New York City plays host to over 1700 parks, totaling more than 30,000 acres, across the five boroughs. The original park system was founded back in 1856, but at that time, the city park commission was only responsible for administering Central Park. However, by 1870, the Tweed Charter gave the commission responsibility for all the parks in Manhattan, while each of the other boroughs had its own parks commission. All of these were unified in 1934 under Robert Moses (who served as superintendent until 1960). In previous postings, we have blogged about Central Park and Bryant Park (our favorite). While we obviously can not blog about all 1700 New York City parks, we do have a couple that are worthy of highlighting;
GRAMERCY PARK; At one time, this whole area was in the middle of a swamp. Now, “Gramercy” (which in archaic English meant “many thanks”) refers to a two acre fenced in private park, as well as the surrounding neighborhood. It is one of only two “private” parks in New York City (the other being Sunnyside Gardens in Queens) and is the only park in the city which has remained unchanged in 80 years.
Mayor James Duane acquired the site in 1761 and named it “Gramercy Seat.” In 1831, developer Samuel B. Ruggles bought the property (at that time 22 acres) from the heirs of James Duane, which he named “Gramercy Square.” Ruggles drained the swap and brought in one million horsecart loads of earth. He then deeded his “Square” to the owners of 66 parcels of land he had plotted to surround it. By 1833, the Park was surrounded by a fence and ownership was held in common by the 39 peripheral structures ( the original 66 lots having been reduced in number by creation of the side streets). As a private park, only the neighboring land owners, members of the “Players Club”, the “National Arts Club”, and guests of the Gramercy Park Hotel had key access, provided they paid an annual fee. The only time the park is open to the public is on Christmas Eve.

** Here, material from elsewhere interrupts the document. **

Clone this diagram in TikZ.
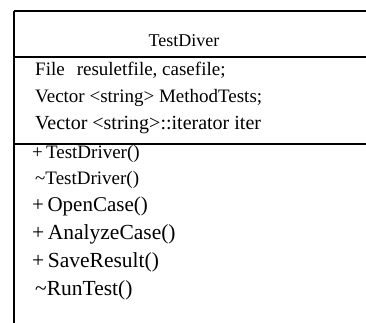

Among some of Gramercy Park’s more famous neighbors were Julia Roberts, Thomas Edison, Booth Tarkington, Alfred Ringling, Gregory Peck, and John Steinbeck.We
STUYVESANT SQUARE; In 1836, Peter Gerard Stuyvesant (great-great-great grandson of Peter Stuyvesant) set aside four acres of his family farm as a public park and then sold it to New York City for a token five dollars. It was originally called “Holland Square.” By 1847, the city had installed a 2800 foot cast-iron fence around the property (now considered the oldest cast-iron fence in the city). Even though Second Avenue divides the park into east and west (each surrounded by the cast-iron fence), by 1900 this was considered to be among the city’s most fashionable addresses.
MADISON SQUARE PARK; Named for the fourth United States President, James Madison, this 6.2 acre sits at the northern end of the Flatiron District, at the intersection of Fifth Avenue, Broadway, and 23rd Street. Originally a swampy hunting ground, the first public space was opened here in 1686. By the turn of the next century, it had become a Potters Field. The current park opened in 1847. Thirty years later, it was surrounded by aristocratic brownstone Row houses and mansions (with owners such as novelist Edith Wharton and Winston Churchill’s mother). During the 1863 New York City Draft Riots, 10,000 Federal troops, brought in to control the chaos, encamped in the Square. When Broadway was widened in 1870, some of the park’s acreage was lost. From 1876 until 1888, the arm and torch of the Statue of Liberty was on display in the Square in an effort to raise funds for the construction of the statue. America’s first community Christmas tree was illuminated in Madison Square Park in December 24, 1912.
We thoroughly enjoyed exploring these three parks tucked into unique neighborhoods surrounding them.